# best caulk to use on chimney cap?



## par0thead151 (Nov 7, 2010)

I am having my chimney cap caulked , as the installers did not do it when the did the install.
I want to make sure they use quality caulk, so i will provide it for them, as i do not want to have to go back up there in a year or two to fix it when the old caulk/tar dries and cracks.
what brand/type is best to use on a steal cap adhered to masonry?
thanks


----------



## BrotherBart (Nov 7, 2010)

Any 100% silicone caulk will do it better than fine. It sticks like crazy and doesn't vaporize until it gets to eight hundred degrees. If that cap gets to eight hundred degrees the last thing you are going to be worried about is what is happening up there.


----------



## southbalto (Nov 7, 2010)

600 degree RTV silicone sealant

I picked some up from ACE last week


----------



## TROY COOK (Nov 7, 2010)

Or 500 rtv will work fine.if your cap is over 500 you got bigger problems!


----------



## Backwoods Savage (Nov 7, 2010)

Strange, but we've never caulked a chimney cap.


----------



## TROY COOK (Nov 7, 2010)

Come to think of it,Why do you need caulk on that cap?


----------



## fjord (Nov 7, 2010)

BrotherBart said:
			
		

> Any 100% silicone caulk will do it better than fine. It sticks like crazy and doesn't vaporize until it gets to eight hundred degrees. If that cap gets to eight hundred degrees the last thing you are going to be worried about is what is happening up there.



B² has it correct. 

I've used silicone for stove gaskets when run out of the black gasket cement gunk. 
But why caulk the cap itself ? Only The flue pipe and drain cap over the pipe to the roof are sealed with silicone--lasts for many years.


----------



## BrotherBart (Nov 7, 2010)

I think he is talking about caulking the top plate to the flue tile. He put up a pic last week of the gap the installer left under the top plate and didn't seal it to the tile.


----------



## par0thead151 (Nov 10, 2010)

at home depot, they have a 3M product that the home depot guy claims is the same.
is this true?


----------



## BrotherBart (Nov 10, 2010)

par0thead151 said:
			
		

> at home depot, they have a 3M product that the home depot guy claims is the same.
> is this true?



The same as what?

Just get a tube of 100% silicone and go up there and goop that thing.


----------



## TROY COOK (Nov 10, 2010)

BrotherBart said:
			
		

> par0thead151 said:
> 
> 
> 
> ...


   yep goop away! that flashing looks like it needs some love too!


----------



## par0thead151 (Nov 10, 2010)

RAMSAY said:
			
		

> BrotherBart said:
> 
> 
> 
> ...



i still need to call the roofer, he came to look at it but i have not heard boo from him since then.
i have since, nailed it down and used the tar stuff ot seal it temporarily. however the wood underneath is rotten and will not hold the nails tightly, so i am going to have him replace that and re do it.
i hope that does not cost an arm and a leg


----------



## par0thead151 (Nov 10, 2010)

the stove installer is here now.
he says that he needs to re align the flex liner so it does not put a sideways pressure on the cap. then he will silicone caulk it.
i would like to have a more secure means of connecting it, just thinking long term with a sweep running a brush up and down the liner each year...


----------



## BrotherBart (Nov 10, 2010)

par0thead151 said:
			
		

> the stove installer is here now.
> he says that he needs to re align the flex liner so it does not put a sideways pressure on the cap. then he will silicone caulk it.
> i would like to have a more secure means of connecting it, just thinking long term with a sweep running a brush up and down the liner each year...

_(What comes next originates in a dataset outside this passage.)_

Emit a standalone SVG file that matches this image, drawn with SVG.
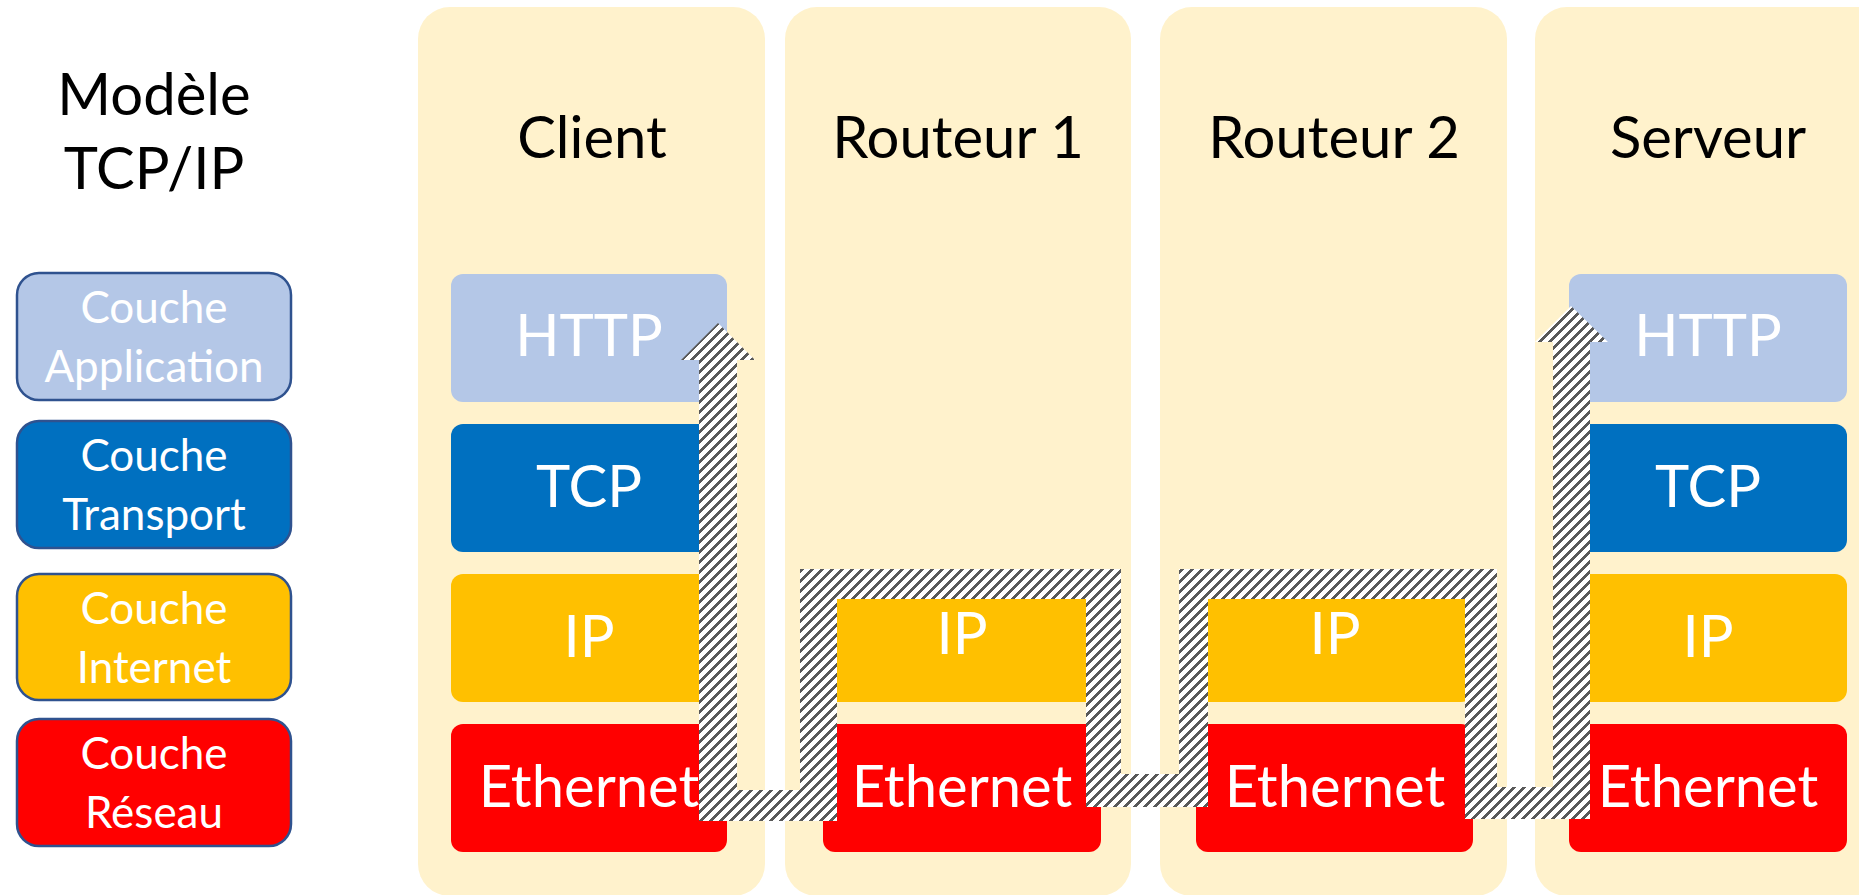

When that caulk dries it will be like that top plate is welded on.


----------



## par0thead151 (Nov 10, 2010)

well it is indeed caulked.
however the underlying issue remains, the liner is at a slant which is causing it to "pull" away from the masonry portion and create a gap. as can be seen in the photo. i will check on it in a couple days to see if it moved even more.
i just noticed now that there are four pre-drilled holes in the orange masonry square that they could have used to screw the cap to the masonry square.

i suppose this is better than nothing, however it looks like a amateur did the install, not a "professional"
I dont think i will be hiring a "pro" ever again, unless i can sit and babysit them while they work.
which defeats the point of hiring out int he first place. if i have to be up there i might as well be doing the work and save the $

how long should i wait to have a fire once the caulk has been applied?


----------



## ecocavalier02 (Nov 11, 2010)

i think u could prob have one right away up there it would probably help it set up.


----------



## par0thead151 (Nov 11, 2010)

ecocavalier02 said:
			
		

> i think u could prob have one right away up there it would probably help it set up.




should i be concerned about the corner on the right of the photo, there is a void in the caulk, i plan on filling it if the caulk does hold the cap in position for a week.
I realy wish they would have done it the right way and screwed the cap to the masonry, seeing as there are pre drilled holes there...


----------



## BrotherBart (Nov 11, 2010)

That top plate, quit calling it the cap, is nailed down. Rest.


----------



## ecocavalier02 (Nov 11, 2010)

par0thead151 said:
			
		

> ecocavalier02 said:
> 
> 
> 
> ...


 you don't need it screwed down. i have almost the same exact setup . i just siliconed it on and that was it. try pulling it off onces its set. that aint goin no where. screwing ='s pia.


----------



## par0thead151 (Nov 11, 2010)

thanks everyone for the insight. i had no idea that the silicone caulk would adhere so well.
i will fill the void that is in the photo and make sure it did not raise anywhere else before curing.
I wonder if i will notice any difference now that i have it sealed up there? before it had about 15-20% of the top plate slid off to one side.


----------